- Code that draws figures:
★ ★ ★
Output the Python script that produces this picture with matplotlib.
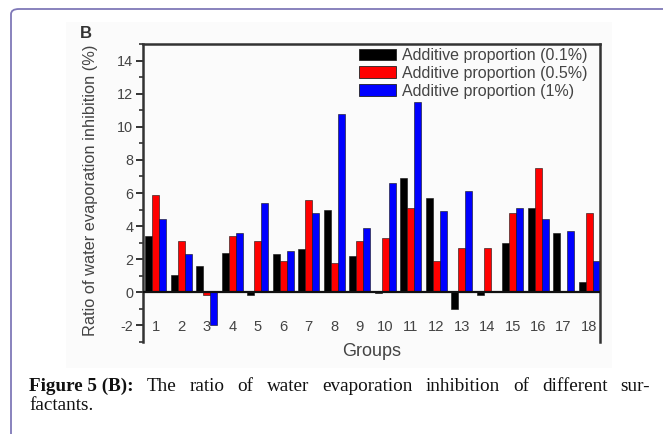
import matplotlib
matplotlib.use("Agg")
import matplotlib.pyplot as plt
import numpy as np
from matplotlib.patches import FancyBboxPatch, Rectangle, Patch
from matplotlib.ticker import MultipleLocator

plt.rcParams["axes.unicode_minus"] = False

groups = [str(i) for i in range(1, 19)]
p01 = [3.4, 1.05, 1.6, 2.4, -0.15, 2.3, 2.6, 5.0, 2.2, -0.05, 6.9, 5.7, -1.0, -0.15, 3.0, 5.1, 3.6, 0.6]
p05 = [5.9, 3.1, -0.15, 3.4, 3.1, 1.9, 5.6, 1.8, 3.1, 3.3, 5.1, 1.9, 2.7, 2.7, 4.8, 7.5, 0.05, 4.8]
p1 = [4.4, 2.3, -2.0, 3.6, 5.4, 2.5, 4.8, 10.8, 3.9, 6.6, 11.5, 4.9, 6.1, 0.05, 5.1, 4.4, 3.7, 1.9]
series_labels = ["Additive proportion (0.1%)", "Additive proportion (0.5%)", "Additive proportion (1%)"]
series_colors = ["#000000", "#ff0000", "#0000ff"]
yticks = list(range(-2, 15, 2))

W, H = 663, 434
fig = plt.figure(figsize=(W / 100, H / 100), dpi=100)
fig.patch.set_facecolor("white")

# page frame (top + left rule with rounded corner)
frame = FancyBboxPatch((11 / W, -0.2), 1.2, 1 - 9 / H + 0.2,
                       boxstyle="round,pad=0,rounding_size=0.012",
                       transform=fig.transFigure, fill=False,
                       edgecolor="#7f78b8", linewidth=1.3, clip_on=False, zorder=-2)
fig.patches.append(frame)

# faint image background
fig.patches.append(Rectangle((66 / W, 1 - 368 / H), (612 - 66) / W, (368 - 22) / H,
                             transform=fig.transFigure, facecolor="#fbfbfb",
                             edgecolor="none", zorder=-1))

tc = "#444444"
sans = "Liberation Sans"
ax = fig.add_axes([143 / W, 1 - 342 / H, (600 - 143) / W, (342 - 44) / H], zorder=1)
ax.set_facecolor("none")

x = np.arange(1, 19)
bw = 0.275
for off, vals, col, lab in zip([-bw, 0, bw], [p01, p05, p1], series_colors, series_labels):
    ax.bar(x + off, vals, width=bw, color=col, edgecolor="#111111", linewidth=0.4, label=lab, zorder=2)

ax.axhline(0, color="#111111", lw=1.6, zorder=3)
ax.set_xlim(0.49, 18.43)
ax.set_ylim(-3, 15)

for s in ["left", "top", "right"]:
    ax.spines[s].set_linewidth(1.8)
    ax.spines[s].set_color("#333333")
ax.spines["bottom"].set_visible(False)

ax.set_yticks(yticks)
ax.yaxis.set_minor_locator(MultipleLocator(1))
ax.tick_params(axis="y", which="major", length=5, width=1.4, color="#333333",
               labelsize=10.4, labelcolor=tc, pad=2)
ax.tick_params(axis="y", which="minor", length=3, width=1.2, color="#333333")
for t in ax.get_yticklabels():
    t.set_fontfamily(sans)

ax.set_xticks(x)
ax.set_xticklabels(groups, fontfamily=sans)
ax.tick_params(axis="x", length=0, labelsize=10.6, labelcolor=tc, pad=-16)

ax.set_ylabel("Ratio of water evaporation inhibition (%)", fontsize=11.8,
              color=tc, fontfamily=sans, labelpad=2)
ax.yaxis.set_label_coords(-(143 - 98) / (600 - 143), (342 - 190) / (342 - 44))
fig.text(372 / W, 1 - 352 / H, "Groups", ha="center", va="center", fontsize=13,
         color=tc, fontfamily=sans)
fig.text(80 / W, 1 - 34 / H, "B", ha="left", va="center", fontsize=12, fontweight="bold",
         color="#333333", fontfamily=sans)

handles = [Patch(facecolor=c, edgecolor="#222222", linewidth=0.6) for c in series_colors]
leg = ax.legend(handles, series_labels, loc="upper right", bbox_to_anchor=(0.982, 1.0),
                frameon=False, handlelength=2.3, handleheight=0.75, handletextpad=0.4,
                labelspacing=0.18, borderaxespad=0.0, borderpad=0.25,
                prop={"family": sans, "size": 11.5})
for t in leg.get_texts():
    t.set_color(tc)

serif = "Liberation Serif"
fs = 13.8
y1 = 1 - 391 / H
y2 = 1 - 410 / H
t_bold = fig.text(29 / W, y1, "Figure 5 (B):", fontsize=fs, fontweight="bold",
                  fontfamily=serif, va="baseline", color="#111111")
fig.canvas.draw()
r = fig.canvas.get_renderer()
bb = t_bold.get_window_extent(r)
rest = "The ratio of water evaporation inhibition of different sur-".split(" ")
right_edge = 650
words = [fig.text(0, y1, w, fontsize=fs, fontfamily=serif, va="baseline", color="#111111") for w in rest]
widths = [w.get_window_extent(r).width for w in words]
start = bb.x1
gap = (right_edge - start - sum(widths)) / len(words)
cur = start + gap
for w, wd in zip(words, widths):
    w.set_x(cur / W)
    cur += wd + gap
fig.text(29 / W, y2, "factants.", fontsize=fs, fontfamily=serif, va="baseline", color="#111111")

fig.savefig("out.png", dpi=100)
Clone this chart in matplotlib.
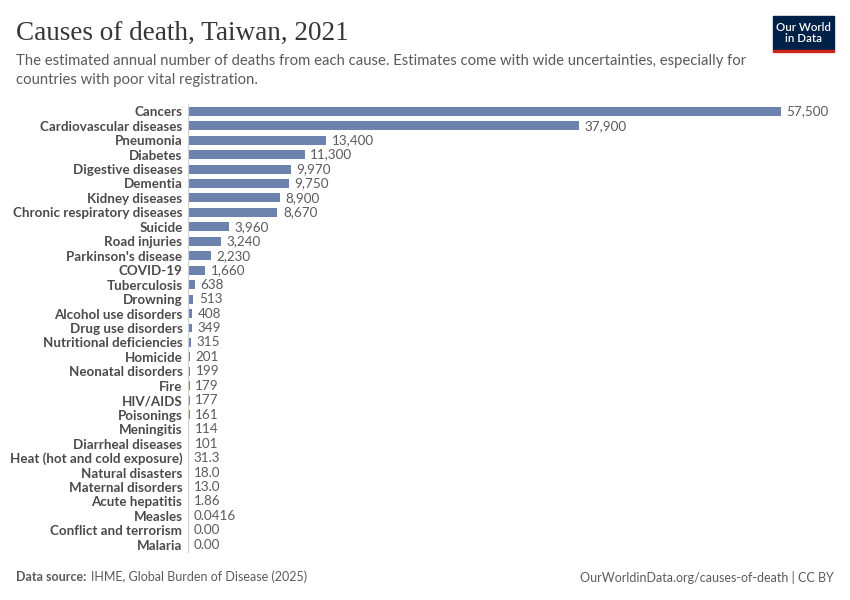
import matplotlib.pyplot as plt
from matplotlib.patches import Rectangle

# data
causes = ["Cancers", "Cardiovascular diseases", "Pneumonia", "Diabetes", "Digestive diseases",
          "Dementia", "Kidney diseases", "Chronic respiratory diseases", "Suicide", "Road injuries",
          "Parkinson's disease", "COVID-19", "Tuberculosis", "Drowning", "Alcohol use disorders",
          "Drug use disorders", "Nutritional deficiencies", "Homicide", "Neonatal disorders", "Fire",
          "HIV/AIDS", "Poisonings", "Meningitis", "Diarrheal diseases", "Heat (hot and cold exposure)",
          "Natural disasters", "Maternal disorders", "Acute hepatitis", "Measles",
          "Conflict and terrorism", "Malaria"]
deaths = [57500, 37900, 13400, 11300, 9970, 9750, 8900, 8670, 3960, 3240, 2230, 1660, 638, 513,
          408, 349, 315, 201, 199, 179, 177, 161, 114, 101, 31.3, 18.0, 13.0, 1.86, 0.0416, 0.0, 0.0]
value_labels = ["57,500", "37,900", "13,400", "11,300", "9,970", "9,750", "8,900", "8,670", "3,960",
                "3,240", "2,230", "1,660", "638", "513", "408", "349", "315", "201", "199", "179",
                "177", "161", "114", "101", "31.3", "18.0", "13.0", "1.86", "0.0416", "0.00", "0.00"]

bar_color = "#6c83ae"
text_gray = "#5b5b5b"
label_gray = "#4a4a4a"

fig = plt.figure(figsize=(8.5, 6), dpi=100)
W, H = 850, 600

# axes placed so bars start at x=188 and cancers ends at x=781
ax = fig.add_axes([188 / W, 1 - 552 / H, (781 - 188) / W, (552 - 104) / H])
y = list(range(len(causes)))
ax.barh(y, deaths, height=0.62, color=bar_color)
ax.set_xlim(0, 57500)
ax.set_ylim(len(causes) - 0.5, -0.5)

for i, (v, lab) in enumerate(zip(deaths, value_labels)):
    ax.annotate(lab, (v, i), xytext=(4, 0), textcoords="offset points", va="center", ha="left",
                fontsize=9.7, color=text_gray, family="Lato", clip_on=False)

ax.set_yticks(y)
ax.set_yticklabels(causes, fontsize=9.6, fontweight="bold", color=label_gray, family="Lato")
ax.tick_params(axis="y", length=0, pad=4)
ax.set_xticks([])
for s in ["top", "right", "bottom"]:
    ax.spines[s].set_visible(False)
ax.spines["left"].set_color("#d0d0d0")
ax.spines["left"].set_linewidth(0.8)

# title and subtitle
fig.text(16 / W, 1 - 33 / H, "Causes of death, Taiwan, 2021", fontsize=19.5, family="Liberation Serif",
         color="#363636", va="center", ha="left")
fig.text(16 / W, 1 - 61 / H, "The estimated annual number of deaths from each cause. Estimates come with wide uncertainties, especially for",
         fontsize=10.7, family="Lato", color=text_gray, va="center")
fig.text(16 / W, 1 - 80 / H, "countries with poor vital registration.",
         fontsize=10.7, family="Lato", color=text_gray, va="center")

# logo
fig.patches.append(Rectangle((773 / W, 1 - 50 / H), 61 / W, 34 / H, transform=fig.transFigure,
                             color="#002147"))
fig.patches.append(Rectangle((773 / W, 1 - 52 / H), 61 / W, 2.5 / H, transform=fig.transFigure,
                             color="#ce261e"))
fig.text(803.5 / W, 1 - 33 / H, "Our World\nin Data", fontsize=8.3, family="Lato", fontweight="semibold",
         color="white", ha="center", va="center", linespacing=1.0)

# footer
fig.text(16 / W, 1 - 577 / H, "Data source:", fontsize=9, family="Lato", fontweight="bold",
         color=text_gray, va="center")
fig.text(91 / W, 1 - 577 / H, "IHME, Global Burden of Disease (2025)", fontsize=9, family="Lato",
         color=text_gray, va="center")
fig.text(834 / W, 1 - 577 / H, "OurWorldinData.org/causes-of-death | CC BY", fontsize=9,
         family="Lato", color=text_gray, va="center", ha="right")

fig.savefig("out.png", dpi=100, facecolor="white")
★ ★ ★
- Directions: Tell how many lines in the material contain the word "with". Only the number is wanted.

- Written response: 4